Cette « route du poisson » a une importance stratégique régionale. Elle a été celle empruntée par les chars de l’armée malienne lors des conflits qui ont opposés le Burkina au Mail en 1974 et 1985 pour la paternité de la bande d’Agacher, longue de 160 km et large de 20 km, une zone riche en minerai. Cette voie qui a une densité de postes de police, était néanmoins empruntée par des trafiquants de contrebande.
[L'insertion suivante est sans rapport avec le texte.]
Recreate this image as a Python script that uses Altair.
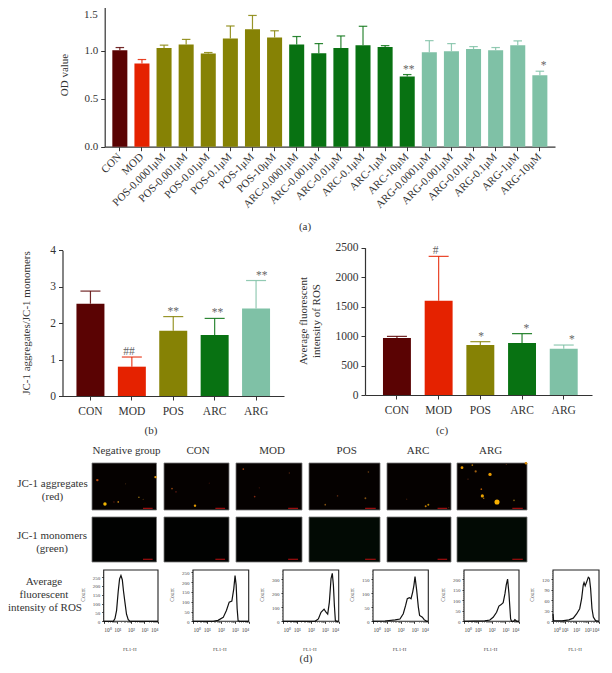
import altair as alt
import pandas as pd

FONT = "Liberation Serif"
OFF = 8
W, H = 596, 657

COLORS = {"CON": "#5a0303", "MOD": "#e52200", "POS": "#868205", "ARC": "#087212", "ARG": "#7fc1a6"}

# Panel (a)
a_labels = ["CON", "MOD", "POS-0.0001μM", "POS-0.001μM", "POS-0.01μM", "POS-0.1μM", "POS-1μM", "POS-10μM",
            "ARC-0.0001μM", "ARC-0.001μM", "ARC-0.01μM", "ARC-0.1μM", "ARC-1μM", "ARC-10μM",
            "ARG-0.0001μM", "ARG-0.001μM", "ARG-0.01μM", "ARG-0.1μM", "ARG-1μM", "ARG-10μM"]
a_groups = ["CON", "MOD"] + ["POS"] * 6 + ["ARC"] * 6 + ["ARG"] * 6
a_vals = [1.007, 0.868, 1.03, 1.066, 0.972, 1.13, 1.226, 1.14, 1.066, 0.976, 1.03, 1.06, 1.04, 0.733,
          0.986, 0.997, 1.02, 1.007, 1.06, 0.746]
a_tops = [1.035, 0.91, 1.06, 1.12, 0.983, 1.26, 1.37, 1.21, 1.15, 1.076, 1.156, 1.257, 1.055, 0.753,
          1.107, 1.076, 1.045, 1.035, 1.104, 0.788]
a_marks = ["", "", "", "", "", "", "", "", "", "", "", "", "", "**", "", "", "", "", "", "*"]

# Panels (b), (c)
groups = ["CON", "MOD", "POS", "ARC", "ARG"]
b_vals = [2.535, 0.805, 1.794, 1.675, 2.40]
b_tops = [2.88, 1.07, 2.18, 2.13, 3.17]
b_marks = ["", "##", "**", "**", "**"]
c_vals = [967, 1600, 848, 882, 786]
c_tops = [995, 2353, 905, 1040, 848]
c_marks = ["", "#", "*", "*", "*"]


def bars(labels, grps, vals, tops, marks, x0, x1, y0, y1, ymax, yticks, pin, pout, cap, yfmt,
         angle=0, lab_size=11.5, title_pad=6, band_align=0.5):
    df = pd.DataFrame({"label": labels, "group": grps, "val": vals, "top": tops, "mark": marks})
    x_off = dict(labelFont=FONT, labelFontSize=lab_size, labelColor="#333", tickColor="#333", domainColor="#333",
                 tickSize=4, labelPadding=title_pad, title=None, orient="bottom", offset=y0 - OFF - H,
                 domainWidth=1.2, tickWidth=1)
    if angle:
        x_off.update(labelAngle=angle, labelAlign="right", labelBaseline="middle")
    else:
        x_off.update(labelAngle=0)
    xs = alt.Scale(domain=labels, range=[x0 - OFF, x1 - OFF], paddingInner=pin, paddingOuter=pout, align=band_align)
    ys = alt.Scale(domain=[0, ymax], range=[y0 - OFF, y1 - OFF], nice=False)
    col = alt.Color("group:N", scale=alt.Scale(domain=groups, range=[COLORS[g] for g in groups]), legend=None)
    yax = alt.Axis(values=yticks, format=yfmt, labelFont=FONT, labelFontSize=lab_size, labelColor="#333",
                   tickColor="#333", domainColor="#333", tickSize=4, labelPadding=3, title=None, orient="left",
                   offset=-(x0 - OFF), grid=False, domainWidth=1.2, tickWidth=1)
    X = alt.X("label:N", scale=xs, sort=labels, axis=alt.Axis(**x_off))
    Xn = alt.X("label:N", scale=xs, sort=labels, axis=None)
    Yn = alt.Y("top:Q", scale=ys, axis=None)
    base = alt.Chart(df)
    rule = base.mark_rule(strokeWidth=1.2, opacity=0.85).encode(x=Xn, y=Yn, y2="val:Q", color=col)
    tick = base.mark_tick(size=cap, thickness=1.2, opacity=0.85).encode(x=Xn, y=Yn, color=col)
    bar = base.mark_bar().encode(x=X, y=alt.Y("val:Q", scale=ys, axis=yax), color=col)
    txt = base.transform_filter("datum.mark != ''").mark_text(
        font=FONT, fontSize=11.5, dy=-5, color="#666").encode(x=Xn, y=Yn, text="mark:N")
    return [rule, tick, bar, txt]


# Panel (d) fluorescence images: panel extents on the page, spots read in crop coordinates
img_cols = [(92, 156.5), (164, 229), (236, 302), (309, 380), (387, 451), (457, 527)]
crop_x = [(6, 200), (222, 417), (438, 636), (11, 225), (245, 437), (457, 667)]
row1 = (463, 510)
row2 = (517, 562)
spots_red = [
    [(22, 61, 6, "#b84a10"), (45, 132, 12, "#f0b400"), (85, 126, 3, "#b87a10"), (197, 52, 6, "#e09810"),
     (147, 112, 3, "#806010"), (107, 72, 1.5, "#402810"), (160, 118, 1.5, "#604010"), (72, 126, 2, "#601c10")],
    [(246, 86, 3, "#904510"), (258, 96, 3, "#501610"), (315, 137, 6, "#e09800"), (358, 70, 2, "#301008")],
    [(460, 28, 3, "#a04010"), (494, 110, 3, "#802810"), (598, 40, 2, "#502410"), (508, 84, 2, "#401408")],
    [(190, 37, 2.5, "#704010"), (97, 108, 2.5, "#582810"), (181, 115, 3.5, "#805010"), (60, 134, 3, "#805010")],
    [(361, 139, 4, "#c07a00"), (369, 134, 4, "#b88800"), (304, 118, 2, "#3a1a08"), (430, 143, 2, "#402008")],
    [(472, 24, 8, "#e89a00"), (503, 16, 3, "#b07000"), (513, 35, 5, "#a06010"), (556, 44, 11, "#e89a00"),
     (530, 88, 3, "#b05800"), (533, 108, 10, "#e8a200"), (537, 115, 2.5, "#a06800"), (577, 126, 26, "#f8b000"),
     (628, 121, 3, "#806410"), (490, 58, 2, "#602810"), (664, 11, 6, "#d88800"), (605, 14, 2, "#502810")],
]
green_fill = ["#010201", "#010201", "#010201", "#020a04", "#010201", "#020a04"]
SCALEBAR_X = (0.79, 0.94)

# Panel (d) flow cytometry histograms
hist_x = [(103.7, 158), (193, 248.7), (283, 338.7), (373, 428.3), (464, 519), (553, 599)]
hist_top = [290, 262, 368, 184, 243, 147]
hist_ticks = [[0, 50, 100, 150, 200, 250], [0, 50, 100, 150, 200, 250], [0, 100, 200, 300],
              [0, 50, 100, 150], [0, 50, 100, 150, 200], [0, 30, 60, 90, 120]]
hist_minor = [10, 10, 20, 10, 10, 6]
hist_dec = [
    [0, 0.71, 0.83, 0.95, 1.07, 1.17, 1.27, 1.37, 1.46, 1.56, 1.68, 1.80, 1.93, 4],
    [0, 1.45, 1.8, 2.17, 2.4, 2.6, 2.79, 2.93, 3.02, 3.1, 3.17, 3.24, 3.36, 4],
    [0, 2.3, 2.54, 2.73, 2.95, 3.09, 3.21, 3.33, 3.45, 3.54, 3.62, 3.69, 3.76, 3.86, 4],
    [0, 0.87, 1.6, 1.95, 2.19, 2.36, 2.48, 2.63, 2.75, 2.87, 2.96, 3.04, 3.16, 3.28, 3.37, 3.57, 3.7, 3.88, 4],
    [0, 1.51, 1.88, 2.12, 2.37, 2.54, 2.68, 2.85, 2.98, 3.07, 3.17, 3.27, 3.39, 3.46, 3.61, 3.7, 3.83, 4],
    [0, 0.05, 0.78, 1.39, 1.76, 2.05, 2.32, 2.49, 2.63, 2.7, 2.8, 2.93, 3.07, 3.17, 3.27, 3.39, 3.51, 3.7, 3.95, 4],
]
hist_cnt = [
    [0, 0, 15, 62, 170, 240, 259, 235, 170, 110, 40, 10, 0, 0],
    [0, 0, 5, 20, 55, 98, 103, 167, 233, 185, 64, 3, 0, 0],
    [0, 0, 17, 65, 87, 65, 51, 138, 307, 344, 259, 114, 5, 0, 0],
    [0, 1, 5, 8, 27, 57, 81, 85, 81, 105, 129, 160, 111, 51, 21, 15, 6, 0, 0],
    [0, 2, 6, 19, 43, 72, 78, 88, 131, 171, 200, 131, 11, 0, 0, 8, 0, 0],
    [21, 2, 1, 4, 9, 21, 36, 65, 104, 111, 102, 113, 126, 123, 94, 36, 12, 2, 0, 0],
]
HIST_Y = (621.3, 570)
MINOR_DEC = [k + m for k in range(4) for m in (0.301, 0.477, 0.602, 0.699, 0.778, 0.845, 0.903, 0.954)]

TEXTS = [
    ("(a)", 305, 227, 11), ("(b)", 151, 431, 11), ("(c)", 442, 431, 11), ("(d)", 306, 659, 11),
    ("Negative group", 126.5, 451, 11), ("CON", 198, 451, 11), ("MOD", 272, 451, 11),
    ("POS", 346.7, 451, 11), ("ARC", 418, 451, 11), ("ARG", 490.7, 451, 11),
    ("JC-1 aggregates", 52.5, 484, 11), ("(red)", 52.5, 497, 11),
    ("JC-1 monomers", 52, 536, 11), ("(green)", 52, 549, 11),
    ("Average", 44, 582, 11), ("fluorescent", 44, 595, 11), ("intensity of ROS", 45, 608, 11),
]
ROT_TEXTS = [("OD value", 64.5, 75, 11), ("JC-1 aggregates/JC-1 monomers", 27, 323, 11),
             ("Average fluorescent", 304, 321, 11), ("intensity of ROS", 317, 321, 11)]

layers = []


def text(s, x, y, size, angle=0, color="#333"):
    return alt.Chart(pd.DataFrame({"t": [s]})).mark_text(
        font=FONT, fontSize=size, angle=angle, color=color, align="center", baseline="middle"
    ).encode(x=alt.value(x - OFF), y=alt.value(y - OFF), text="t:N")


def box(x0, x1, y0, y1, fill, stroke=None, sw=1):
    kw = dict(fill=fill)
    if stroke:
        kw.update(stroke=stroke, strokeWidth=sw)
    return alt.Chart(pd.DataFrame({"k": [0]})).mark_rect(**kw).encode(
        x=alt.value(x0 - OFF), x2=alt.value(x1 - OFF), y=alt.value(y0 - OFF), y2=alt.value(y1 - OFF))


layers += bars(a_labels, a_groups, a_vals, a_tops, a_marks, 104.7, 555, 146.7, 3, 1.5, [0, 0.5, 1.0],
               0.32, 0.345, 8.5, ".1f", angle=-45, lab_size=11, title_pad=4)
# "1.5" sits against the top edge of the page
layers.append(alt.Chart(pd.DataFrame({"v": [1.5], "t": ["1.5"]})).mark_text(
    font=FONT, fontSize=11, align="right", dy=12, color="#333").encode(
    x=alt.value(104.7 - OFF - 7),
    y=alt.Y("v:Q", scale=alt.Scale(domain=[0, 1.5], range=[146.7 - OFF, 3 - OFF], nice=False), axis=None),
    text="t:N"))
layers += bars(groups, groups, b_vals, b_tops, b_marks, 62.5, 284, 396, 250.3, 4, [0, 1, 2, 3, 4],
               0.324, 0.337, 20, "d", title_pad=5)
layers += bars(groups, groups, c_vals, c_tops, c_marks, 365, 592, 395, 247.7, 2500, [0, 500, 1000, 1500, 2000, 2500],
               0.33, 0.387, 20, "d", title_pad=5, band_align=0.557)

for i, (cx, crop) in enumerate(zip(img_cols, crop_x)):
    layers.append(box(cx[0], cx[1], row1[0], row1[1], "#050100", "#777", 0.8))
    layers.append(box(cx[0], cx[1], row2[0], row2[1], green_fill[i], "#777", 0.8))
    df = pd.DataFrame(spots_red[i], columns=["fx", "fy", "s", "c"])
    layers.append(alt.Chart(df).mark_circle(opacity=1).encode(
        x=alt.X("fx:Q", scale=alt.Scale(domain=list(crop), range=[cx[0] - OFF, cx[1] - OFF], nice=False, zero=False), axis=None),
        y=alt.Y("fy:Q", scale=alt.Scale(domain=[10, 150], range=[row1[0] - OFF, row1[1] - OFF], nice=False, zero=False), axis=None),
        size=alt.Size("s:Q", scale=None),
        color=alt.Color("c:N", scale=None)))
    bw = cx[1] - cx[0]
    for ry, frac in ((row1, 0.965), (row2, 0.94)):
        yy = ry[0] + (ry[1] - ry[0]) * frac
        layers.append(box(cx[0] + bw * SCALEBAR_X[0], cx[0] + bw * SCALEBAR_X[1], yy - 0.6, yy + 0.6, "#a00f0f"))

for i, hx in enumerate(hist_x):
    layers.append(box(hx[0], hx[1], HIST_Y[1], HIST_Y[0], "#ffffff", "#222", 1.1))
    df = pd.DataFrame({"dec": hist_dec[i], "count": hist_cnt[i]})
    sx = alt.Scale(domain=[0, 4], range=[hx[0] - OFF, hx[1] - OFF], nice=False, zero=False)
    sy = alt.Scale(domain=[0, hist_top[i]], range=[HIST_Y[0] - OFF, HIST_Y[1] - OFF], nice=False)
    xax = alt.Axis(values=[0, 1, 2, 3, 4], labelExpr="'10' + ['⁰','¹','²','³','⁴'][datum.value]",
                   labelFont=FONT, labelFontSize=5.5, labelColor="#444", tickColor="#333", tickSize=2, labelPadding=4,
                   domain=False, grid=False, title=None, orient="bottom", offset=HIST_Y[0] - OFF - H, labelAngle=0)
    yax = alt.Axis(values=hist_ticks[i], labelFont=FONT, labelFontSize=5, labelColor="#444", tickColor="#333",
                   tickSize=2, labelPadding=2, domain=False, grid=False, title=None, orient="left",
                   offset=-(hx[0] - OFF))
    xminor = alt.Axis(values=MINOR_DEC, labels=False, tickColor="#555", tickSize=1, tickWidth=0.6, domain=False,
                      grid=False, title=None, orient="bottom", offset=HIST_Y[0] - OFF - H)
    yminor = alt.Axis(values=list(range(0, hist_top[i], hist_minor[i])), labels=False, tickColor="#555", tickSize=1,
                      tickWidth=0.6, domain=False, grid=False, title=None, orient="left", offset=-(hx[0] - OFF))
    layers.append(alt.Chart(df).mark_line(opacity=0).encode(
        x=alt.X("dec:Q", scale=sx, axis=xminor), y=alt.Y("count:Q", scale=sy, axis=yminor)))
    layers.append(alt.Chart(df).mark_line(color="#111", strokeWidth=1.2).encode(
        x=alt.X("dec:Q", scale=sx, axis=xax), y=alt.Y("count:Q", scale=sy, axis=yax)))
    layers.append(text("FL1-H", (hx[0] + hx[1]) / 2 - 1, 649, 5, color="#444"))
    layers.append(text("Count", hx[0] - 21, 595, 5.5, angle=270, color="#444"))

for s, x, y, size in TEXTS:
    layers.append(text(s, x, y, size))
for s, x, y, size in ROT_TEXTS:
    layers.append(text(s, x, y, size, angle=270))

chart = alt.layer(*layers).resolve_scale(x="independent", y="independent", color="independent", size="independent").properties(
    width=W, height=H, padding=0, autosize=alt.AutoSizeParams(type="none"), background="#ffffff"
).configure_view(stroke=None)

chart.save("out.html", embed_options={"renderer": "svg", "actions": False})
La route un facteur d’intégration

Tronçon d’intégration et d’échanges commerciaux, la pratique de la « route du poisson » a connu un ralentissement dans ces dernières années du fait du conflit politico-militaire qui a éclaté en 2012 dans le Nord du Mali. L’insécurité qui y régnait a valu un arrêt de deux ans des travaux de bitumage de la voie lancés en 2010.

La route, aujourd’hui bitumée, garde toujours à ses côtés les stigmates de la crise politico-militaire. En effet, victime d’attaque dès le déclenchement de la crise, un poste de police malien situé à quelques encablures de la frontière burkinabè, présente encore les séquelles des fusillades.

Le conflit plus ou moins réglé, la pratique de la route reprend peu à peu et avec sa réhabilitation, elle pourrait être beaucoup plus fréquentée.

Pour le Premier ministre malien Abdoulaye Idrissa Maïga, la réalisation même du bitumage du tronçon Ouo-Bankassa-Koro frontière du Burkina est « une preuve d’intégration » car elle a été faite par un ensemble de structures du Burkina et du Mali. En effet, le bitumage a été confié à ATP de Mahamadi Sawadogo dit Khadafi dont la maîtrise d’ouvrage des travaux a été assurée par le ministère malien de l’Equipement, des Transports et du Désenclavement à travers la direction nationale des routes, le contrôle et surveillance des travaux ont été l’œuvre du bureau d’étude malien SOCOTEC.

Il s’agit d’une réalisation qui « va améliorer la sécurité routière et la fluidité du transport, développer les activités industrielles, agricoles et pastorales et renforcer l’intégration régionale et les échanges commerciaux », selon M. Maïga.